◆ What is needed ◆
Copy every line of the material below word for word.

◆ Given records ◆
···
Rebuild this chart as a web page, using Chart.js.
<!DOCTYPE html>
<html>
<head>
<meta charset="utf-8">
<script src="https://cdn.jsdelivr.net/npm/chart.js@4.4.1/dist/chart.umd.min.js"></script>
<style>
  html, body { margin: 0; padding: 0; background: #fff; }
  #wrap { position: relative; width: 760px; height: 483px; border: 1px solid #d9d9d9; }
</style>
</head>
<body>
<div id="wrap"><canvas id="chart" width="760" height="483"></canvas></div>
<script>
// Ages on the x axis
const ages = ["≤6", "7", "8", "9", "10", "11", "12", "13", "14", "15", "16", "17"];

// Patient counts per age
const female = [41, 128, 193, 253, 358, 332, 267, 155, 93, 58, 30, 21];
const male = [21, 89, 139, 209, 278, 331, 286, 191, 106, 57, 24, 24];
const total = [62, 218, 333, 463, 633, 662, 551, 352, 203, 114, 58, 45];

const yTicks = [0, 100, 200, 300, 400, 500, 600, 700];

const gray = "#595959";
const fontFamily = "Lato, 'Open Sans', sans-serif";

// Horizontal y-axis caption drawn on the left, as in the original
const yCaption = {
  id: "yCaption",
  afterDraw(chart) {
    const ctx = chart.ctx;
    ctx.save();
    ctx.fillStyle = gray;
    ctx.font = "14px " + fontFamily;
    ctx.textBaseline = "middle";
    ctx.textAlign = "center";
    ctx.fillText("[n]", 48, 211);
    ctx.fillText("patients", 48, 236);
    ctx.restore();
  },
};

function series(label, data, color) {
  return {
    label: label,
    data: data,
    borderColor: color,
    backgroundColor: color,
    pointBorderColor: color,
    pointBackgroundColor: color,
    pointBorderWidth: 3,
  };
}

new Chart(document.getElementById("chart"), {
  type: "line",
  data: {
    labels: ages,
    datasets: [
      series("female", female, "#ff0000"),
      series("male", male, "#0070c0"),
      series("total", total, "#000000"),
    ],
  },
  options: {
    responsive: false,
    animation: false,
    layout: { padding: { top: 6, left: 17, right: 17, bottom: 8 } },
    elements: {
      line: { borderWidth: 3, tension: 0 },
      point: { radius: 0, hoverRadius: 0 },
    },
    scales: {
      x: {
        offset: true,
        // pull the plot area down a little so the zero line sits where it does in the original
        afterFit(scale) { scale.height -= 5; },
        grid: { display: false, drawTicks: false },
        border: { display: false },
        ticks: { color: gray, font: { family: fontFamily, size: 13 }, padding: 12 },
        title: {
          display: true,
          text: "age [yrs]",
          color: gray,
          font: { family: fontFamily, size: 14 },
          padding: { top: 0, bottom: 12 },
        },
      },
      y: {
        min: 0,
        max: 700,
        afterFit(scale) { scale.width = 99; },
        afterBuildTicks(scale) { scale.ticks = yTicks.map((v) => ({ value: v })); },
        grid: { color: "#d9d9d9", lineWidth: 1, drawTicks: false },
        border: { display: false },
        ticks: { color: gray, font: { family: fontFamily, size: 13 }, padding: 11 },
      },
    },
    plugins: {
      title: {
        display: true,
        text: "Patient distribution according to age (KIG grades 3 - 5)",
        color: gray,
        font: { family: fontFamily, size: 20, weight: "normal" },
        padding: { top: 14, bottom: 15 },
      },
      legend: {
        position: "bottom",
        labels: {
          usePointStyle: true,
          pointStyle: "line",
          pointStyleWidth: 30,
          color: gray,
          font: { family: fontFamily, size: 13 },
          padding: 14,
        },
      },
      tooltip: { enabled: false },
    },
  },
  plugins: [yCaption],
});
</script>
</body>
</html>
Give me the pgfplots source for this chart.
···
◆ Full solution ◆
Rebuild this chart as a web page, using Chart.js.
<!DOCTYPE html>
<html>
<head>
<meta charset="utf-8">
<script src="https://cdn.jsdelivr.net/npm/chart.js@4.4.1/dist/chart.umd.min.js"></script>
<style>
  html, body { margin: 0; padding: 0; background: #fff; }
  #wrap { position: relative; width: 760px; height: 483px; border: 1px solid #d9d9d9; }
</style>
</head>
<body>
<div id="wrap"><canvas id="chart" width="760" height="483"></canvas></div>
<script>
// Ages on the x axis
const ages = ["≤6", "7", "8", "9", "10", "11", "12", "13", "14", "15", "16", "17"];

// Patient counts per age
const female = [41, 128, 193, 253, 358, 332, 267, 155, 93, 58, 30, 21];
const male = [21, 89, 139, 209, 278, 331, 286, 191, 106, 57, 24, 24];
const total = [62, 218, 333, 463, 633, 662, 551, 352, 203, 114, 58, 45];

const yTicks = [0, 100, 200, 300, 400, 500, 600, 700];

const gray = "#595959";
const fontFamily = "Lato, 'Open Sans', sans-serif";

// Horizontal y-axis caption drawn on the left, as in the original
const yCaption = {
  id: "yCaption",
  afterDraw(chart) {
    const ctx = chart.ctx;
    ctx.save();
    ctx.fillStyle = gray;
    ctx.font = "14px " + fontFamily;
    ctx.textBaseline = "middle";
    ctx.textAlign = "center";
    ctx.fillText("[n]", 48, 211);
    ctx.fillText("patients", 48, 236);
    ctx.restore();
  },
};

function series(label, data, color) {
  return {
    label: label,
    data: data,
    borderColor: color,
    backgroundColor: color,
    pointBorderColor: color,
    pointBackgroundColor: color,
    pointBorderWidth: 3,
  };
}

new Chart(document.getElementById("chart"), {
  type: "line",
  data: {
    labels: ages,
    datasets: [
      series("female", female, "#ff0000"),
      series("male", male, "#0070c0"),
      series("total", total, "#000000"),
    ],
  },
  options: {
    responsive: false,
    animation: false,
    layout: { padding: { top: 6, left: 17, right: 17, bottom: 8 } },
    elements: {
      line: { borderWidth: 3, tension: 0 },
      point: { radius: 0, hoverRadius: 0 },
    },
    scales: {
      x: {
        offset: true,
        // pull the plot area down a little so the zero line sits where it does in the original
        afterFit(scale) { scale.height -= 5; },
        grid: { display: false, drawTicks: false },
        border: { display: false },
        ticks: { color: gray, font: { family: fontFamily, size: 13 }, padding: 12 },
        title: {
          display: true,
          text: "age [yrs]",
          color: gray,
          font: { family: fontFamily, size: 14 },
          padding: { top: 0, bottom: 12 },
        },
      },
      y: {
        min: 0,
        max: 700,
        afterFit(scale) { scale.width = 99; },
        afterBuildTicks(scale) { scale.ticks = yTicks.map((v) => ({ value: v })); },
        grid: { color: "#d9d9d9", lineWidth: 1, drawTicks: false },
        border: { display: false },
        ticks: { color: gray, font: { family: fontFamily, size: 13 }, padding: 11 },
      },
    },
    plugins: {
      title: {
        display: true,
        text: "Patient distribution according to age (KIG grades 3 - 5)",
        color: gray,
        font: { family: fontFamily, size: 20, weight: "normal" },
        padding: { top: 14, bottom: 15 },
      },
      legend: {
        position: "bottom",
        labels: {
          usePointStyle: true,
          pointStyle: "line",
          pointStyleWidth: 30,
          color: gray,
          font: { family: fontFamily, size: 13 },
          padding: 14,
        },
      },
      tooltip: { enabled: false },
    },
  },
  plugins: [yCaption],
});
</script>
</body>
</html>
Give me the pgfplots source for this chart.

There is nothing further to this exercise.